Fire season gearing up
Published 5:00 am Tuesday, June 4, 2013
A prescribed fire is planned this week for woods near Sunriver and La Pine.
Firefighters plan to burn as many as 266 acres in the Pringle Falls Experimental Forest, about 13 miles southwest of Sunriver and 11 miles northwest of La Pine, said Lauren Miller, a fire planner for the Deschutes National Forest.
If the weather cooperates, fires today, Wednesday and Thursday may put up smoke plumes visible from the Wild River, Fall River Estates and Ponderosa Estates subdivisions.
While the fires will be about 25 miles from Bend, smoke could be on the horizon.
“There definitely could be something seen from Bend,” she said.
The smoke won’t be as dramatic as a prescribed fire on April 23 just south of Bend. That 213-acre fire put up smoke visible from much of town and prompted numerous calls to 911.
In mid-May, firefighters burned about 382 acres in the experimental forest. The fires this week are part of the same research project. Miller said they’ll likely be some of the last prescribed fires this spring in Central Oregon.
While the fires south of Bend are planned, a blaze burning along the Deschutes River far downstream is a wildfire.

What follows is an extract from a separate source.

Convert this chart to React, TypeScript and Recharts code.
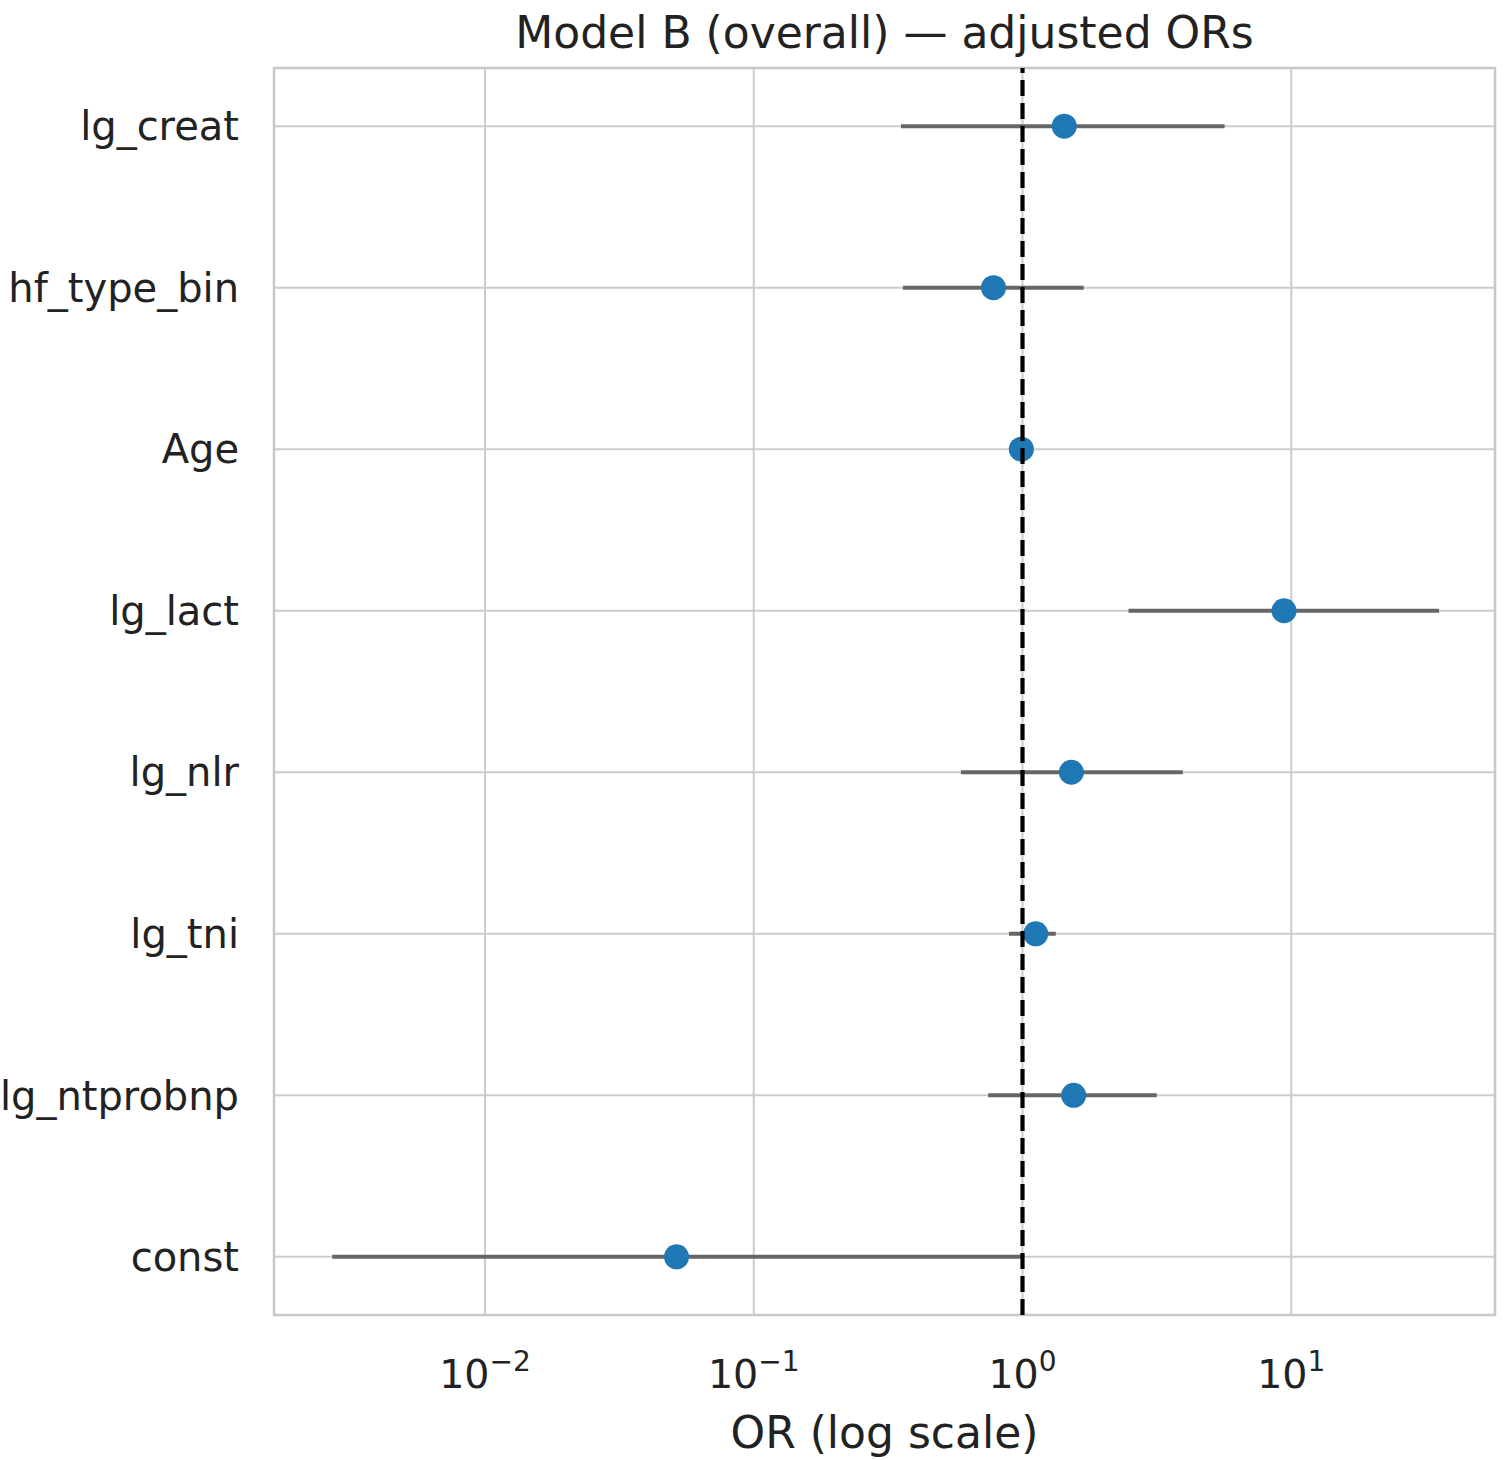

The 3,300-acre Gordon Butte Fire started Saturday, and high winds Sunday pushed the fire from the east to the west side of the river, said Lisa Clark, spokeswoman for the Central Oregon Interagency Dispatch Center in Prineville. As of Monday evening, the fire was 50 percent contained and full containment was expected by Wednesday night. The fire is burning halfway between Wasco and Dufur, between river miles four and 10.
“There really are not many cities near there,” she said. “Access is definitely a challenge.”
The lower Deschutes River is still open to boating despite the fire burning on both banks south of its confluence with the Columbia River.
The fire, which is spreading through sagebrush and grassland in the Deschutes River canyon, is on a mix of land overseen by the U.S. Bureau of Land Management and private land. The BLM has closed land in and near the burn area to camping.
The fire is threatening the Harris Ranch historic site, Clark said. Abandoned in the early 1900s, the water tower at the old ranch is a landmark for boaters.
Investigators said the fire is human-caused although they have yet to determine the specific cause, Clark said.
About 80 firefighters with the BLM and U.S. Forest Service, with four fire engines and a helicopter, are on the fire, Clark said. The North Sherman County Rural Fire Protection District is also fighting the fire on private land.
The fire started on the first day of BLM fire restrictions along the Lower Deschutes River. On Saturday, the agency implemented a ban on campfires and grills on the river, as well as the John Day River and portions of the Crooked River. White gas or propane stoves are still permitted, as is smoking as long as it is in a closed vehicle or in a boat on the water.
Campfires and grills are still OK in the La Pine Fire District, although the district Monday closed residential debris burning for the remainder of wildfire season. The district will likely allow debris burning again in late September or early October. Campfires must be in established fire rings, and the district requires campers to have a bucket of water and a shovel on hand.